#### [YOUR INSTRUCTIONS]
Begin with the first line of the material and copy each line word for word through the line that contains "-- #5 -- ($(bar.south"; the pictures are left out.

━━ RECORDS TO PROCESS ━━

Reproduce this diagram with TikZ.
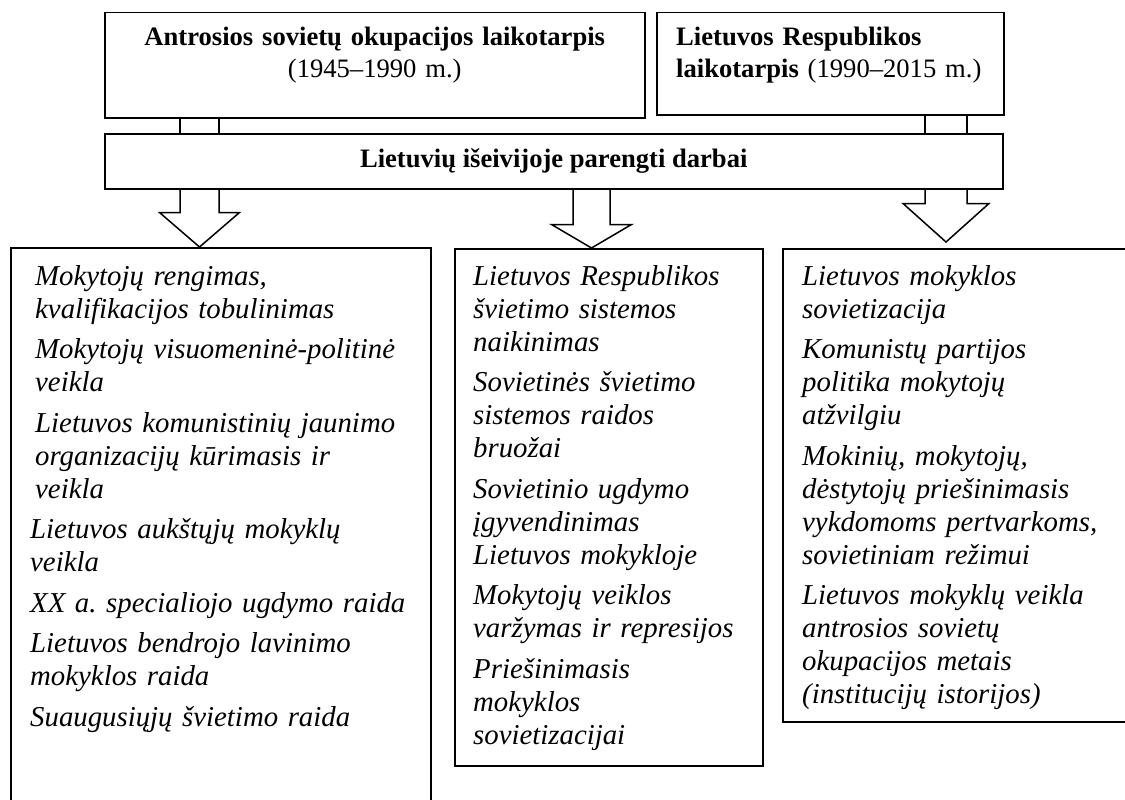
\documentclass[tikz,border=0pt]{standalone}
\usepackage{fontspec}
\setmainfont{Liberation Serif}
\usetikzlibrary{calc}
\frenchspacing

% block arrow from the bar down to a topic box:
% #1 centre coordinate, #2 half stem width, #3 half head width, #4 stem length, #5 tip
\newcommand\hollowarrow[5]{%
  \draw[outline] ($(bar.south -| #1)+(-#2,0)$) |- ($(bar.south -| #1)+(-#3,#4)$)
    -- #5 -- ($(bar.south -| #1)+(#3,#4)$) -| ($(bar.south -| #1)+(#2,0)$);}

\begin{document}
\begin{tikzpicture}[x=1pt,y=-1pt,
  frame/.style={draw, line width=1.5pt, inner sep=0pt, anchor=north west},
  outline/.style={draw, line width=1.5pt, line join=miter},
  head/.style={font=\fontsize{26.6}{32}\selectfont, inner sep=0pt},
  items/.style={font=\fontsize{28.8}{33}\selectfont\itshape, inner sep=0pt,
    align=left, text width=#1, anchor=base west}]
\useasboundingbox (0,0) rectangle (1125,800);
\clip (0,0) rectangle (1125,800);

% period boxes and the emigre bar
\node[frame, minimum width=540, minimum height=105] (top1) at (104,12) {};
\node[frame, minimum width=347, minimum height=102] (top2) at (656,12) {};
\node[frame, minimum width=898, minimum height=55,
      font=\fontsize{26.6}{32}\selectfont\bfseries] (bar) at (104,133)
      {Lietuvių išeivijoje parengti darbai};

\node[head, text width=540, align=center, anchor=base] (t1)
  at ($(top1.north)+(0,34)$)
  {\textbf{Antrosios sovietų okupacijos laikotarpis}\\(1945–1990 m.)};
\node[head, text width=330, align=left, anchor=base west] (t2)
  at ($(top2.north west)+(20,34)$)
  {\textbf{Lietuvos Respublikos}\\\textbf{laikotarpis} (1990–2015 m.)};

% topic boxes
\node[frame, minimum width=420, minimum height=600] (box1) at (10,247) {};
\node[frame, minimum width=308, minimum height=517] (box2) at (454,248) {};
\node[frame, minimum width=360, minimum height=473] (box3) at (782,248) {};

% stems between period boxes and the bar
\coordinate (ca) at (180,0);
\coordinate (cb) at (219,0);
\coordinate (cc) at (925,0);
\coordinate (cd) at (967,0);
\foreach \c in {ca,cb} \draw[outline] (top1.south -| \c) -- (bar.north -| \c);
\foreach \c in {cc,cd} \draw[outline] (top2.south -| \c) -- (bar.north -| \c);

% block arrows
\coordinate (a1) at (199.5,0);
\coordinate (a2) at (591.5,0);
\coordinate (a3) at (946,0);
\hollowarrow{a1}{19.5}{40}{23}{(box1.north -| a1)}
\hollowarrow{a2}{18.5}{40}{35}{(box2.north -| a2)}
\hollowarrow{a3}{21}{43}{14}{($(box3.north -| a3)+(0,-6)$)}

% topic lists
\node[items=395] (l1) at ($(box1.north west)+(20,38)$)
 {\hspace*{5pt}Mokytojų rengimas,\\
  \hspace*{5pt}kvalifikacijos tobulinimas\\[7.5pt]
  \hspace*{5pt}Mokytojų visuomeninė-politinė\\
  \hspace*{5pt}veikla\\[7.5pt]
  \hspace*{5pt}Lietuvos komunistinių jaunimo\\
  \hspace*{5pt}organizacijų kūrimasis ir\\
  \hspace*{5pt}veikla\\[7.5pt]
  Lietuvos aukštųjų mokyklų\\
  veikla\\[7.5pt]
  XX a. specialiojo ugdymo raida\\[7.5pt]
  Lietuvos bendrojo lavinimo\\
  mokyklos raida\\[7.5pt]
  Suaugusiųjų švietimo raida};

\node[items=285] (l2) at ($(box2.north west)+(19,37)$)
 {Lietuvos Respublikos\\
  švietimo sistemos\\
  naikinimas\\[7.5pt]
  Sovietinės švietimo\\
  sistemos raidos\\
  bruožai\\[7.5pt]
  Sovietinio ugdymo\\
  įgyvendinimas\\
  Lietuvos mokykloje\\[7.5pt]
  Mokytojų veiklos\\
  varžymas ir represijos\\[7.5pt]
  Priešinimasis\\
  mokyklos\\
  sovietizacijai};

\node[items=320] (l3) at ($(box3.north west)+(20,37)$)
 {Lietuvos mokyklos\\
  sovietizacija\\[7.5pt]
  Komunistų partijos\\
  politika mokytojų\\
  atžvilgiu\\[7.5pt]
  Mokinių, mokytojų,\\
  dėstytojų priešinimasis\\
  vykdomoms pertvarkoms,\\
  sovietiniam režimui\\[7.5pt]
  Lietuvos mokyklų veikla\\
  antrosios sovietų\\
  okupacijos metais\\
  (institucijų istorijos)};
\end{tikzpicture}
\end{document}
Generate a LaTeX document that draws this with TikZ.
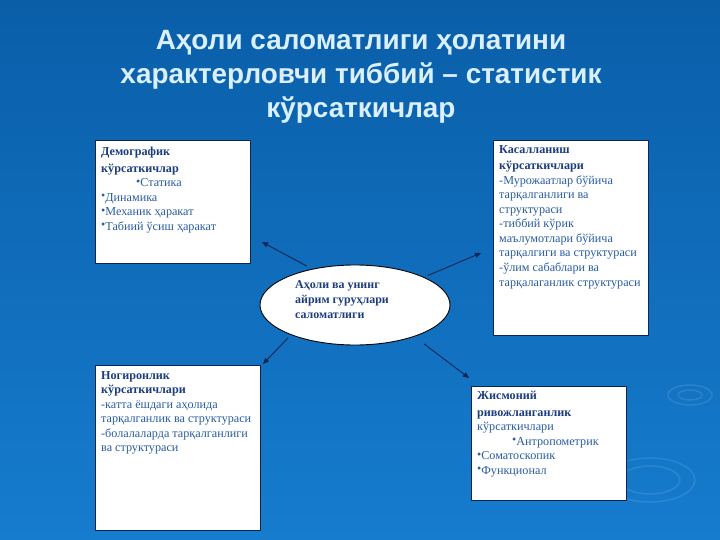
\documentclass[tikz,border=0pt]{standalone}
\usepackage{fontspec}
\setmainfont{Liberation Serif}
\newfontfamily\headfont{Liberation Sans}
\usetikzlibrary{shapes.geometric,arrows.meta}
\definecolor{bgtop}{RGB}{10,94,168}
\definecolor{bgbot}{RGB}{22,124,206}
\definecolor{boxhead}{RGB}{28,60,128}
\definecolor{boxtext}{RGB}{42,92,164}
\definecolor{titletext}{RGB}{218,240,255}
\definecolor{linkline}{RGB}{12,36,82}
\newcommand\hd[1]{\textbf{\color{boxhead}#1}}
\newcommand\pnt{{\fontsize{12}{12}\selectfont\raisebox{1.5bp}{•}}}
\tikzset{
  panel/.style={draw=linkline,line width=1.2bp,fill=white,inner sep=0pt,anchor=north west},
  paneltext/.style={anchor=north west,inner sep=0pt,align=left,text=boxtext,
    font=\fontsize{12.2}{14.6}\selectfont},
  link/.style={draw=linkline,line width=0.9bp,-{Triangle[length=6bp,width=5bp]}},
  ripple/.style={draw=white,draw opacity=0.1,line width=1.5bp}
}
\begin{document}
\begin{tikzpicture}[x=1bp,y=-1bp]
    \fill[top color=bgtop,bottom color=bgbot] (0,0) rectangle (720,540);
    \draw[ripple] (690,395) ellipse (22 and 10);
    \draw[ripple] (690,395) ellipse (12 and 5);
    \draw[ripple] (650,480) ellipse (45 and 22);
    \draw[ripple] (650,480) ellipse (30 and 14);

    \node[font=\headfont\bfseries\fontsize{28}{34}\selectfont,text=titletext,align=center]
        (title) at (361,77) {Аҳоли саломатлиги ҳолатини\\характерловчи тиббий – статистик\\кўрсаткичлар};

    \node[panel,minimum width=155bp,minimum height=123bp] (demo) at (95,140) {};
    \node[panel,minimum width=155bp,minimum height=195bp] (sick) at (493,140) {};
    \node[panel,minimum width=165bp,minimum height=165bp] (disab) at (95,365) {};
    \node[panel,minimum width=155bp,minimum height=114bp] (phys) at (471,386) {};

    \node[paneltext] (demo text) at (101,147) {\hd{Демографик}\\[2bp]
        \hd{кўрсаткичлар}\\
        \hspace*{35bp}\pnt Статика\\
        \pnt Динамика\\
        \pnt Механик ҳаракат\\
        \pnt Табиий ўсиш ҳаракат};
    \node[paneltext] (sick text) at (499,145) {\hd{Касалланиш}\\[2bp]
        \hd{кўрсаткичлари}\\
        -Мурожаатлар бўйича\\
        тарқалганлиги ва\\
        структураси\\
        -тиббий кўрик\\
        маълумотлари бўйича\\
        тарқалгиги ва структураси\\
        -ўлим сабаблари ва\\
        тарқалаганлик структураси};
    \node[paneltext] (disab text) at (101,371) {\hd{Ногиронлик}\\
        \hd{кўрсаткичлари}\\
        -катта ёшдаги аҳолида\\
        тарқалганлик ва структураси\\
        -болалаларда тарқалганлиги\\
        ва структураси};
    \node[paneltext] (phys text) at (477,391) {\hd{Жисмоний}\\[2bp]
        \hd{ривожланганлик}\\
        кўрсаткичлари\\
        \hspace*{35bp}\pnt Антропометрик\\
        \pnt Соматоскопик\\
        \pnt Функционал};

    \node[ellipse,draw=black,fill=white,line width=0.9bp,minimum width=190bp,minimum height=80bp]
        (health) at (355,305) {};
    \node[paneltext,text=boxhead,font=\bfseries\fontsize{12}{15.5}\selectfont]
        (health text) at (295,280) {Аҳоли ва унинг\\айрим гуруҳлари\\саломатлиги};

    \coordinate (demo tip) at (262,242);
    \coordinate (sick tip) at (481,253);
    \coordinate (disab tip) at (263,364);
    \coordinate (phys tip) at (469,378);
    \draw[link,shorten <=6bp] (health.140) -- (demo tip);
    \draw[link,shorten <=4bp] (health.22) -- (sick tip);
    \draw[link,shorten <=4bp] (health.205) -- (disab tip);
    \draw[link,shorten <=12bp] (health.-28) -- (phys tip);
\end{tikzpicture}
\end{document}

━━━

#### [CORRECT RESPONSE]
Reproduce this diagram with TikZ.
\documentclass[tikz,border=0pt]{standalone}
\usepackage{fontspec}
\setmainfont{Liberation Serif}
\usetikzlibrary{calc}
\frenchspacing

% block arrow from the bar down to a topic box:
% #1 centre coordinate, #2 half stem width, #3 half head width, #4 stem length, #5 tip
\newcommand\hollowarrow[5]{%
  \draw[outline] ($(bar.south -| #1)+(-#2,0)$) |- ($(bar.south -| #1)+(-#3,#4)$)
    -- #5 -- ($(bar.south -| #1)+(#3,#4)$) -| ($(bar.south -| #1)+(#2,0)$);}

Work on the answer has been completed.